All of the lines below are to be printed again exactly; images are excluded from the output.

_ _ _ _

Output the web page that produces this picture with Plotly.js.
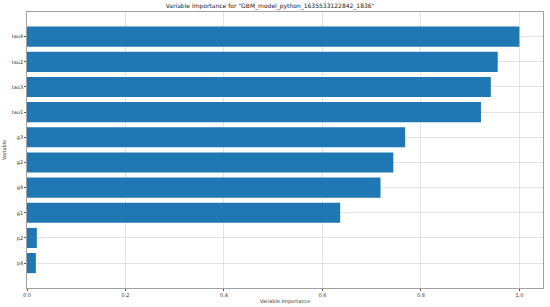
<!DOCTYPE html>
<html>
<head>
<meta charset="utf-8">
<script src="https://cdn.plot.ly/plotly-3.0.1.min.js"></script>
<style>
  html, body { margin: 0; padding: 0; background: #fff; }
  #plot { width: 550px; height: 307px; }
</style>
</head>
<body>
<div id="plot"></div>
<script>
// bottom to top, as drawn
var variables = ["p4", "p2", "g1", "g4", "g2", "g3", "tau1", "tau3", "tau2", "tau4"];
var importance = [0.018, 0.020, 0.636, 0.718, 0.744, 0.768, 0.922, 0.942, 0.956, 1.0];
var xTicks = [0, 0.2, 0.4, 0.6, 0.8, 1.0];
var xTickText = ["0.0", "0.2", "0.4", "0.6", "0.8", "1.0"];

var font = "DejaVu Sans, sans-serif";

var trace = {
  type: "bar",
  orientation: "h",
  y: variables,
  x: importance,
  marker: { color: "#1f77b4", line: { width: 0 } },
  hoverinfo: "x+y"
};

var layout = {
  width: 550,
  height: 307,
  margin: { l: 27, r: 7, t: 12, b: 19 },
  paper_bgcolor: "#fff",
  plot_bgcolor: "#fff",
  bargap: 0.2,
  showlegend: false,
  font: { family: font, size: 5, color: "#333" },
  title: {
    text: 'Variable Importance for "GBM_model_python_1635533122842_1836"',
    font: { family: font, size: 6, color: "#222" },
    x: 0.491, xref: "container", xanchor: "center",
    y: 0.98, yref: "container", yanchor: "middle"
  },
  xaxis: {
    range: [0, 1.048],
    tickvals: xTicks,
    ticktext: xTickText,
    showgrid: true,
    gridcolor: "#dcdcdc",
    gridwidth: 0.8,
    zeroline: false,
    showline: true,
    mirror: true,
    linecolor: "#8a8a8a",
    linewidth: 0.8,
    ticks: "outside",
    ticklen: 2,
    tickcolor: "#555",
    tickfont: { family: font, size: 5, color: "#333" },
    title: { text: "Variable Importance", font: { family: font, size: 5, color: "#333" }, standoff: 2 }
  },
  yaxis: {
    type: "category",
    range: [-0.99, 9.98],
    showgrid: true,
    gridcolor: "#dcdcdc",
    gridwidth: 0.8,
    zeroline: false,
    showline: true,
    mirror: true,
    linecolor: "#8a8a8a",
    linewidth: 0.8,
    ticks: "outside",
    ticklen: 2,
    tickcolor: "#555",
    tickfont: { family: font, size: 5, color: "#333" },
    title: { text: "Variable", font: { family: font, size: 5, color: "#333" }, standoff: 4 }
  }
};

Plotly.newPlot("plot", [trace], layout, { displayModeBar: false, staticPlot: true });
</script>
</body>
</html>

_ _ _ _

### Response to the task
Output the web page that produces this picture with Plotly.js.
<!DOCTYPE html>
<html>
<head>
<meta charset="utf-8">
<script src="https://cdn.plot.ly/plotly-3.0.1.min.js"></script>
<style>
  html, body { margin: 0; padding: 0; background: #fff; }
  #plot { width: 550px; height: 307px; }
</style>
</head>
<body>
<div id="plot"></div>
<script>
// bottom to top, as drawn
var variables = ["p4", "p2", "g1", "g4", "g2", "g3", "tau1", "tau3", "tau2", "tau4"];
var importance = [0.018, 0.020, 0.636, 0.718, 0.744, 0.768, 0.922, 0.942, 0.956, 1.0];
var xTicks = [0, 0.2, 0.4, 0.6, 0.8, 1.0];
var xTickText = ["0.0", "0.2", "0.4", "0.6", "0.8", "1.0"];

var font = "DejaVu Sans, sans-serif";

var trace = {
  type: "bar",
  orientation: "h",
  y: variables,
  x: importance,
  marker: { color: "#1f77b4", line: { width: 0 } },
  hoverinfo: "x+y"
};

var layout = {
  width: 550,
  height: 307,
  margin: { l: 27, r: 7, t: 12, b: 19 },
  paper_bgcolor: "#fff",
  plot_bgcolor: "#fff",
  bargap: 0.2,
  showlegend: false,
  font: { family: font, size: 5, color: "#333" },
  title: {
    text: 'Variable Importance for "GBM_model_python_1635533122842_1836"',
    font: { family: font, size: 6, color: "#222" },
    x: 0.491, xref: "container", xanchor: "center",
    y: 0.98, yref: "container", yanchor: "middle"
  },
  xaxis: {
    range: [0, 1.048],
    tickvals: xTicks,
    ticktext: xTickText,
    showgrid: true,
    gridcolor: "#dcdcdc",
    gridwidth: 0.8,
    zeroline: false,
    showline: true,
    mirror: true,
    linecolor: "#8a8a8a",
    linewidth: 0.8,
    ticks: "outside",
    ticklen: 2,
    tickcolor: "#555",
    tickfont: { family: font, size: 5, color: "#333" },
    title: { text: "Variable Importance", font: { family: font, size: 5, color: "#333" }, standoff: 2 }
  },
  yaxis: {
    type: "category",
    range: [-0.99, 9.98],
    showgrid: true,
    gridcolor: "#dcdcdc",
    gridwidth: 0.8,
    zeroline: false,
    showline: true,
    mirror: true,
    linecolor: "#8a8a8a",
    linewidth: 0.8,
    ticks: "outside",
    ticklen: 2,
    tickcolor: "#555",
    tickfont: { family: font, size: 5, color: "#333" },
    title: { text: "Variable", font: { family: font, size: 5, color: "#333" }, standoff: 4 }
  }
};

Plotly.newPlot("plot", [trace], layout, { displayModeBar: false, staticPlot: true });
</script>
</body>
</html>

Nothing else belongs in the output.